В повести «Оттепель», давшей название целому историческому периоду, Илья Эренбург напишет: «Все меняется, то есть все такое же, - город, люди, вещи — и все другое». Из лагерей возвращались призраки давно исчезнувших людей. Еще ничего не было определено и сформулировано, но воздух был полон предчувствием перемен. В Центральном детском Анатолий Эфрос уже выпустил «В добрый час!» Виктора Розова. В Ленинграде ставил спектакли Георгий Товстоногов. Олег Ефремов преподавал на курсе, выпускники которого через год создадут Студию молодых актеров, в дальнейшем выросшую в театр «Современник». Люди, которые будут определять театр второй половины XX века, режиссеры, с которыми в разное время будет работать Иннокентий Смоктуновский, вырабатывают почерк, ищут свою интонацию.
Смоктуновский пробует стучаться в двери всех московских театров, за исключением МХАТ, Малого и Вахтанговского: к этим боялся подступиться. Столичные академические театры, действительно, были наименее доступными для актеров из провинции. При каждом из них действовала собственная школа, и, по негласному правилу, труппы театров пополнялись своими выпускниками. Так, с середины 50-х в труппу Художественного театра приняты выпускники: Михаил Горюнов, Леонид Губанов, Нина Гуляева, Евгений Евстигнеев, Игорь Кваша, Раиса Максимова и другие (выпускникам Басилашвили и Дорониной в приеме в МХАТ было отказано). Характерно, что вступивший в труппу МХАТ в 1956 году погодок Смоктуновского, бывший провинциальный актер и недавний выпускник Школы-студии, Евгений Евстигнеев уйдет через год в «Современник», туда же перейдет и Игорь Кваша. И «своим» молодым актерам нелегко прижиться в труппе Художественного театра середины 50-х.

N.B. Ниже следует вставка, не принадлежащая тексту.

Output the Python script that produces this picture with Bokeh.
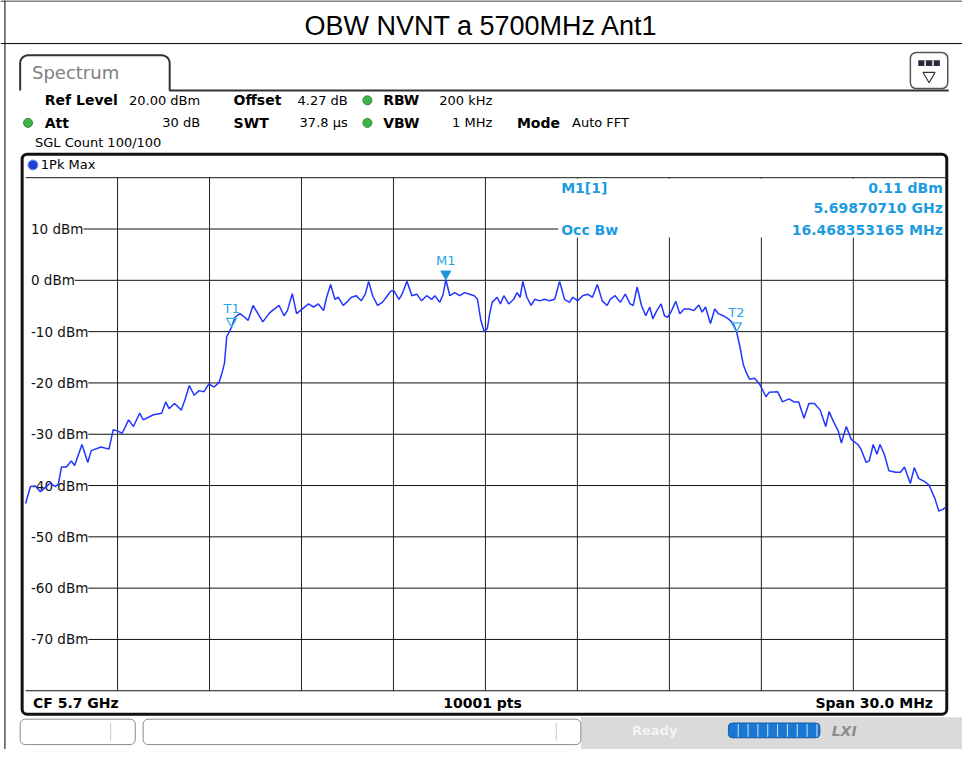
import numpy as np
from bokeh.plotting import figure
from bokeh.models import Range1d, BoxAnnotation
from bokeh.core.properties import value
from bokeh.embed import file_html
from bokeh.resources import INLINE

# ---------------- data ----------------
TITLE = "OBW NVNT a 5700MHz Ant1"
CENTER_MHZ = 5700.0
SPAN_MHZ = 30.0
REF_LEVEL_DBM = 20.0
DB_PER_DIV = 10.0
N_DIVS = 10

FREQ_GRID_OFFSETS_MHZ = [-12, -9, -6, -3, 0, 3, 6, 9, 12]
LEVEL_TICKS_DBM = [10, 0, -10, -20, -30, -40, -50, -60, -70]
LEVEL_TICK_LABELS = ["10 dBm", "0 dBm", "-10 dBm", "-20 dBm", "-30 dBm",
                     "-40 dBm", "-50 dBm", "-60 dBm", "-70 dBm"]

TRACE_OFFSET_MHZ = [
    -15.00, -14.84, -14.68, -14.52, -14.36, -14.20, -14.03, -13.93, -13.83, -13.67,
    -13.51, -13.40, -13.16, -12.97, -12.86, -12.54, -12.28, -12.14, -11.99, -11.85,
    -11.64, -11.48, -11.28, -11.16, -10.83, -10.56, -10.43, -10.32, -10.14, -9.92,
    -9.79, -9.66, -9.50, -9.34, -9.18, -9.02, -8.85, -8.69, -8.59, -8.51,
    -8.44, -8.33, -8.28, -8.17, -8.01, -7.85, -7.74, -7.58, -7.42, -7.26,
    -7.05, -6.89, -6.73, -6.57, -6.46, -6.30, -6.16, -5.98, -5.77, -5.61,
    -5.45, -5.28, -5.18, -5.05, -4.91, -4.80, -4.64, -4.48, -4.37, -4.21,
    -4.05, -3.92, -3.81, -3.68, -3.52, -3.36, -3.20, -3.09, -2.98, -2.82,
    -2.72, -2.56, -2.40, -2.24, -2.08, -1.92, -1.75, -1.65, -1.49, -1.38,
    -1.29, -1.16, -1.00, -0.84, -0.68, -0.52, -0.36, -0.26, -0.15, -0.04,
    0.06, 0.14, 0.22, 0.38, 0.49, 0.60, 0.76, 0.92, 1.03, 1.13,
    1.22, 1.35, 1.49, 1.61, 1.77, 1.93, 2.09, 2.26, 2.42, 2.58,
    2.74, 2.85, 3.01, 3.17, 3.33, 3.49, 3.65, 3.81, 3.97, 4.07,
    4.23, 4.40, 4.56, 4.72, 4.82, 4.95, 5.09, 5.23, 5.36, 5.46,
    5.59, 5.73, 5.84, 5.94, 6.05, 6.21, 6.34, 6.48, 6.64, 6.80,
    6.96, 7.07, 7.18, 7.34, 7.48, 7.60, 7.76, 7.92, 8.08, 8.19,
    8.30, 8.41, 8.51, 8.62, 8.78, 8.94, 9.15, 9.26, 9.53, 9.69,
    9.90, 10.06, 10.22, 10.39, 10.55, 10.73, 10.92, 11.10, 11.21, 11.35,
    11.51, 11.61, 11.77, 11.93, 12.15, 12.25, 12.42, 12.52, 12.65, 12.77,
    12.87, 13.01, 13.16, 13.38, 13.54, 13.67, 13.86, 13.99, 14.13, 14.34,
    14.47, 14.66, 14.79, 14.93, 15.00]

TRACE_LEVEL_DBM = [
    -43.5, -40.2, -40.1, -41.2, -40.4, -39.5, -40.2, -39.7, -36.4, -36.4,
    -35.2, -36.1, -32.0, -35.5, -33.2, -32.5, -32.9, -29.1, -29.4, -29.8,
    -27.2, -28.5, -25.9, -27.2, -26.2, -25.9, -23.7, -25.0, -24.0, -25.3,
    -23.1, -20.5, -22.4, -21.5, -21.7, -20.2, -20.8, -19.9, -18.0, -16.1,
    -11.0, -9.7, -9.1, -7.2, -6.5, -7.2, -7.8, -4.9, -6.5, -8.1,
    -6.4, -5.6, -4.9, -6.9, -5.9, -2.6, -6.5, -5.6, -4.6, -5.2,
    -4.6, -5.9, -3.3, -0.8, -3.7, -3.3, -4.9, -4.0, -3.3, -3.0,
    -4.0, -2.7, -0.2, -3.0, -4.9, -4.3, -3.0, -2.1, -2.1, -3.7,
    -2.7, -0.2, -3.0, -2.7, -4.0, -3.0, -3.7, -3.0, -4.3, -2.7,
    0.11, -3.0, -2.4, -3.0, -2.4, -2.7, -3.0, -3.7, -7.8, -10.0,
    -9.4, -6.5, -4.3, -3.3, -4.6, -3.0, -4.6, -3.7, -2.4, -3.3,
    -0.2, -3.3, -4.9, -3.7, -4.0, -3.7, -4.0, -3.7, -0.2, -3.7,
    -4.3, -3.3, -4.0, -3.0, -2.7, -3.3, -0.8, -4.0, -4.9, -3.7,
    -3.0, -4.3, -2.7, -4.6, -4.9, -1.3, -4.9, -6.9, -5.2, -7.5,
    -5.9, -4.6, -6.9, -7.2, -6.2, -4.1, -6.5, -5.6, -5.6, -5.9,
    -4.8, -6.2, -5.2, -8.4, -5.6, -6.5, -6.9, -7.5, -8.4, -10.0,
    -12.9, -16.4, -18.0, -19.3, -19.1, -20.2, -22.7, -21.8, -21.7, -23.7,
    -23.1, -23.7, -23.7, -26.9, -24.0, -24.0, -25.3, -28.5, -25.6, -27.5,
    -29.4, -31.7, -28.5, -31.0, -32.0, -32.9, -35.5, -35.2, -32.0, -33.9,
    -32.0, -33.9, -37.1, -37.4, -37.4, -36.4, -39.6, -36.5, -38.6, -39.3,
    -39.9, -42.5, -45.0, -44.6, -44.3]

M1_FREQ_GHZ = 5.69870710
M1_LEVEL_DBM = 0.11
OCC_BW_MHZ = 16.468353165
T1_OFFSET_MHZ = -8.28
T1_LEVEL_DBM = -9.1
T2_LEVEL_DBM = -10.0

SETTINGS_ROW1 = [("Ref Level", "bold"), ("20.00 dBm", "normal"), ("Offset", "bold"),
                 ("4.27 dB", "normal"), ("RBW", "bold"), ("200 kHz", "normal")]
SETTINGS_ROW2 = [("Att", "bold"), ("30 dB", "normal"), ("SWT", "bold"),
                 ("37.8 µs", "normal"), ("VBW", "bold"), ("1 MHz", "normal"),
                 ("Mode", "bold"), ("Auto FFT", "normal")]
SWEEP_INFO = "SGL Count 100/100"
TRACE_NAME = "1Pk Max"
FOOTER = ["CF 5.7 GHz", "10001 pts", "Span 30.0 MHz"]

# ---------------- geometry (reference pixel space, scaled into the canvas) ----------------
X0, X1, Y0, Y1 = 0.0, 978.0, 0.0, 765.0
CW, CH = 962, 749
SY = CH / (Y1 - Y0)
PL, PR, PT, PB = 25.5, 960.5, 181.0, 705.0

f_lo = CENTER_MHZ - SPAN_MHZ / 2
f_hi = CENTER_MHZ + SPAN_MHZ / 2
lv_top = REF_LEVEL_DBM
lv_bot = REF_LEVEL_DBM - N_DIVS * DB_PER_DIV
ppm = (PR - PL) / SPAN_MHZ
ppd = (PB - PT) / (lv_top - lv_bot)

p = figure(width=CW, height=CH,
           x_range=Range1d(X0, X1), y_range=Range1d(Y1, Y0),
           output_backend="svg", toolbar_location=None,
           x_axis_type=None, y_axis_type=None, min_border=0)
p.outline_line_color = None
p.background_fill_color = "white"
p.grid.visible = False
p.extra_x_ranges = {"f": Range1d(f_lo - (PL - X0) / ppm, f_hi + (X1 - PR) / ppm)}
p.extra_y_ranges = {"L": Range1d(lv_bot - (Y1 - PB) / ppd, lv_top + (PT - Y0) / ppd)}

DV = "DejaVu Sans"
BLUE_TXT = "#1d9be0"


def txt(x, y, s, size=13, bold=False, color="black", align="left", font=DV, italic=False):
    style = "bold" if bold else "normal"
    if italic:
        style = "bold italic" if bold else "italic"
    p.text(x=[x], y=[y], text=[s], text_font=value(font), text_font_size=f"{size}px",
           text_font_style=style, text_color=color, text_align=align,
           text_baseline="middle")


def arc(cx, cy, r, a0, a1, n=8):
    a = np.radians(np.linspace(a0, a1, n))
    return list(cx + r * np.cos(a)), list(cy - r * np.sin(a))


def box(l, r, t, b, fill="white", line="#8a8a8a", lw=1, rad=5, level="underlay"):
    p.add_layout(BoxAnnotation(left=l, right=r, top=t, bottom=b,
                               fill_color=fill if fill else "white",
                               fill_alpha=1 if fill else 0,
                               line_color=line if line else "white",
                               line_alpha=1 if line else 0,
                               line_width=lw, border_radius=rad, level=level))


# ---------------- title block ----------------
p.segment(x0=[X0, X0, 4.5], y0=[0.5, 44, Y0], x1=[X1, X1, 4.5], y1=[0.5, 44, Y1],
          line_color="black", line_width=1)
txt(489, 26, TITLE, size=27, font="Liberation Sans", align="center")

# ---------------- Spectrum tab ----------------
ax1, ay1 = arc(28, 64, 8, 180, 90)
ax2, ay2 = arc(164, 64, 8, 90, 0)
p.line(x=[20] + ax1 + ax2 + [172, 172, 964], y=[92] + ay1 + ay2 + [64, 92, 92],
       line_color="#333333", line_width=2)
txt(32, 74, "Spectrum", size=18, color="#808080")

# icon box top right (underlay, contents drawn on top)
box(925, 963, 53, 90, fill="white", line="#555555", lw=1.5, rad=6)
p.quad(left=[933], right=[955], top=[61], bottom=[67], fill_color="#2a2a3a", line_color=None)
p.segment(x0=[940, 948], y0=[61, 61], x1=[940, 948], y1=[67, 67], line_color="white", line_width=1.5)
p.scatter(x=[944], y=[77], marker="inverted_triangle", size=12, fill_color="white",
          line_color="#333333", line_width=1.2)

# ---------------- settings header ----------------
row1_x = [45, 203, 237, 353, 389, 500]
row1_al = ["left", "right", "left", "right", "left", "right"]
for (s, w), x, al in zip(SETTINGS_ROW1, row1_x, row1_al):
    txt(x, 102, s, size=14 if w == "bold" else 13, bold=(w == "bold"), align=al)
row2_x = [45, 203, 237, 353, 389, 500, 525, 581]
row2_al = ["left", "right", "left", "right", "left", "right", "left", "left"]
for (s, w), x, al in zip(SETTINGS_ROW2, row2_x, row2_al):
    txt(x, 125, s, size=14 if w == "bold" else 13, bold=(w == "bold"), align=al)
txt(35, 145, SWEEP_INFO, size=13)
p.scatter(x=[28, 373, 373], y=[125, 102, 125], marker="circle", size=9,
          fill_color="#3fb24a", line_color="#2b8a34", line_width=1)

# ---------------- diagram ----------------
txt(41, 168, TRACE_NAME, size=13)
p.scatter(x=[33], y=[168], marker="circle", size=10, fill_color="#1f3fd6",
          line_color="#7f9bff", line_width=1)

# grid (through the frequency / level scales)
fx = [CENTER_MHZ + o for o in FREQ_GRID_OFFSETS_MHZ]
p.segment(x0=fx, y0=[lv_bot] * len(fx), x1=fx, y1=[lv_top] * len(fx),
          x_range_name="f", y_range_name="L", line_color="#222222", line_width=1)
hl = LEVEL_TICKS_DBM + [lv_top, lv_bot]
p.segment(x0=[f_lo] * len(hl), y0=hl, x1=[f_hi] * len(hl), y1=hl,
          x_range_name="f", y_range_name="L", line_color="#111111", line_width=1)

# blank strip left of the level labels
p.quad(left=[24.5], right=[31], top=[182], bottom=[704], fill_color="white", line_color=None)
p.text(x=[f_lo] * len(LEVEL_TICKS_DBM), y=LEVEL_TICKS_DBM, text=LEVEL_TICK_LABELS,
       x_range_name="f", y_range_name="L", x_offset=5.4,
       text_font=value(DV), text_font_size="13.5px", text_color="#111111",
       text_align="left", text_baseline="middle",
       background_fill_color="white")

# marker info panel
p.quad(left=[567], right=[962], top=[182], bottom=[242], fill_color="white", line_color=None)
txt(570, 192, "M1[1]", size=14, bold=True, color=BLUE_TXT)
txt(958, 192, f"{M1_LEVEL_DBM:.2f} dBm", size=14, bold=True, color=BLUE_TXT, align="right")
txt(958, 212, f"{M1_FREQ_GHZ:.8f} GHz", size=14, bold=True, color=BLUE_TXT, align="right")
txt(570, 234, "Occ Bw", size=14, bold=True, color=BLUE_TXT)
txt(958, 234, f"{OCC_BW_MHZ:.9f} MHz", size=14, bold=True, color=BLUE_TXT, align="right")

# trace
freqs = [CENTER_MHZ + o for o in TRACE_OFFSET_MHZ]
p.line(x=freqs, y=TRACE_LEVEL_DBM, x_range_name="f", y_range_name="L",
       line_color="#2236ff", line_width=1.5)

# markers
tip = 5.8 / (ppd * SY)
mk_f = [M1_FREQ_GHZ * 1000, CENTER_MHZ + T1_OFFSET_MHZ, CENTER_MHZ + T1_OFFSET_MHZ + OCC_BW_MHZ]
mk_l = [M1_LEVEL_DBM, T1_LEVEL_DBM, T2_LEVEL_DBM]
p.scatter(x=mk_f[:1], y=[mk_l[0] + tip], x_range_name="f", y_range_name="L",
          marker="inverted_triangle", size=10, fill_color="#1e96e0", line_color="#1e96e0")
p.scatter(x=mk_f[1:], y=[v + tip for v in mk_l[1:]], x_range_name="f", y_range_name="L",
          marker="inverted_triangle", size=10, fill_color=None, line_color="#39aee8",
          line_width=1.3)
p.text(x=mk_f, y=mk_l, text=["M1", "T1", "T2"], x_range_name="f", y_range_name="L",
       y_offset=-19, text_font=value(DV), text_font_size="13px",
       text_color="#2aa4e6", text_align="center", text_baseline="middle")

# footer of the diagram
txt(33, 717, FOOTER[0], size=14, bold=True)
txt(490, 717, FOOTER[1], size=14, bold=True, align="center")
txt(948, 717, FOOTER[2], size=14, bold=True, align="right")

# diagram frame (drawn above everything)
box(22, 962, 157, 729, fill=None, line="#111111", lw=3, rad=5, level="annotation")

# ---------------- status bar ----------------
box(590, X1 + 5, 732, Y1 + 5, fill="#dadada", line=None, rad=0)
box(20, 137, 734, 760)
box(145, 590, 734, 760)
box(740, 833, 738, 753, fill="#1a78d4", line="#0f5aa8", lw=1, rad=4)
p.segment(x0=[112, 565], y0=[738, 738], x1=[112, 565], y1=[756, 756],
          line_color="#c8c8c8", line_width=1)
txt(642, 746, "Ready", size=13, bold=True, color="#f4f4f4")
bx = list(np.arange(750, 833, 10))
p.segment(x0=bx, y0=[739] * len(bx), x1=bx, y1=[752] * len(bx), line_color="#cfe4f8", line_width=1)
txt(845, 746, "LXI", size=14, bold=True, italic=True, color="#8c8c8c")

open("out.html", "w").write(file_html(p, INLINE))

Андрей Гончаров ему советует попытать счастья в провинции. После показа в Театре Ленинского комсомола Софья Гиацинтова пытается организовать его вступление в труппу — не удается, но это не останавливает Смоктуновского. Силы, ранее рассеянные, явно собраны и направлены к конкретной цели, и это ощущение концентрации сил создает эйфорическую легкость существования. Все будет, все сложится. Вот та девушка, встреченная в пошивочном цехе Ленкома, станет женой на всю жизнь. А этот надменный директор, наотрез отказавший в приеме, все-таки вынужден будет зачислить настырного актера с некиногеничной внешностью в труппу Театра-студии киноактера.
Любопытно, что именно в московские дни пришло чувство «тайной свободы» и легкости существования, ощущение хозяина собственной судьбы. Не на фронте, не в плену, не в партизанском отряде, но, завоевывая место в столичных театрах, Смоктуновский понял и сформулировал закон человеческого существования: «В самых важных, ответственных моментах жизни человека — все от него бегут, и он остается один как перст, и не на кого ему положиться». Этим ощущением «невыносимой легкости бытия» и столь же невыносимого одиночества Смоктуновский поделится со своим Мышкиным. Приехавший из швейцарского захолустья, князь не очень отчетливо представляет себе, что его ждет: то ли большое наследство, то ли полунищая жизнь переписчика, но он лучится радостью человека, услышавшего зов судьбы.